Paetongtarn specifically referenced this incident in her leaked phone call, and you’d imagine it would be easy for two friendly leaders to smooth things over. But a few factors clearly incentivized Hun Sen to drag out the spat.
For one, the Cambodian economy is not doing well, and Hun Sen may spy an opportunity for his unpopular son to demonstrate his leadership chops. Additionally, Hun Sen may want a diversion from recent scrutiny on Cambodia’s illicit businesses—including casinos, human trafficking, and scam centers—which according to some estimates account for up to 40% of GDP. Hun Manet’s failure to deal with the “scamdemic,” as the U.N. has dubbed it, has even led to calls for Cambodia to be added to a U.S. visa blacklist.
Compounding matters, Paetongtarn’s government was making moves towards legalizing gambling in Thailand, which would undercut a key revenue stream for the Hun family and Cambodia more broadly. (Though such moves have been mooted for many years and never caused friction previously.)
Some analysts have even suggested that Hun Sen has been enlisted by Thailand’s elites to finally topple the Shinawatra family, which remains reviled by royalists for its populist adulation amongst rural voters. However, Thitinan is unconvinced about any grand conspiracy. “They don’t need help to get rid of the Shinawatras,” he says. “Paetongtarn was already in big trouble.”
In the meantime, Paetongtarn’s suspension leaves a perilous power vacuum in Thailand. The country only has an acting Prime Minister and acting defense minister, meaning authority over border matters has effectively been handed to an aggrieved and wounded armed forces. “This is a dangerous recipe,” says Thitinan. “On one hand, you have the Thai Army in charge. On the other hand, you have Hun Sen, who is going to keep provoking things.”

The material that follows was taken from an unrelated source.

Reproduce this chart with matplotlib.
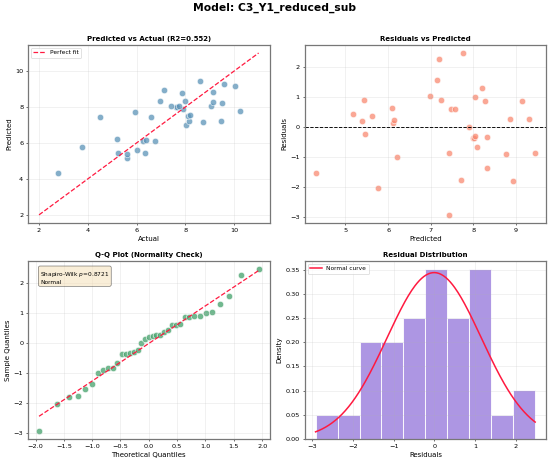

It’s uncertain what an off-ramp might look like. On Thursday, Malaysian Prime Minister Anwar Abrahim spoke to both sides in his capacity as current chair of the Association of Southeast Asian Nations (ASEAN) and praised “positive signals and willingness” to halt the bloodshed. However, since Anwar is also known as being close to Thaksin, whom he previously appointed as an adviser on Myanmar, it’s unclear whether Hun Sen will trust his impartiality. And with the U.S. completely checked out from regional diplomacy under Trump, it may fall to China—which holds huge sway in Cambodia and is close to the Thai military—to broker an accord.
But aside from boosting Beijing’s regional clout, the spat will undoubtedly be damaging for both sides. For one, Thailand looks weak and riven. Previously war-torn Cambodia, meanwhile, has long served as a posterchild for the scourge of landmines and has received over half-a-billion dollars from foreign donors toward purging the over 6 million that once littered its emerald landscape, including $208 million from the U.S. alone since 1993. But revelations that five members of a Thai military patrol were wounded by newly laid Cambodian landmines on Wednesday afternoon has outraged the international community.
“That’s very, very damaging for Cambodia,” says Robertson. “They want to fight it out, but at the end of the day, both sides are going to end up with a tarnished reputation.” Even the petty can have a high price.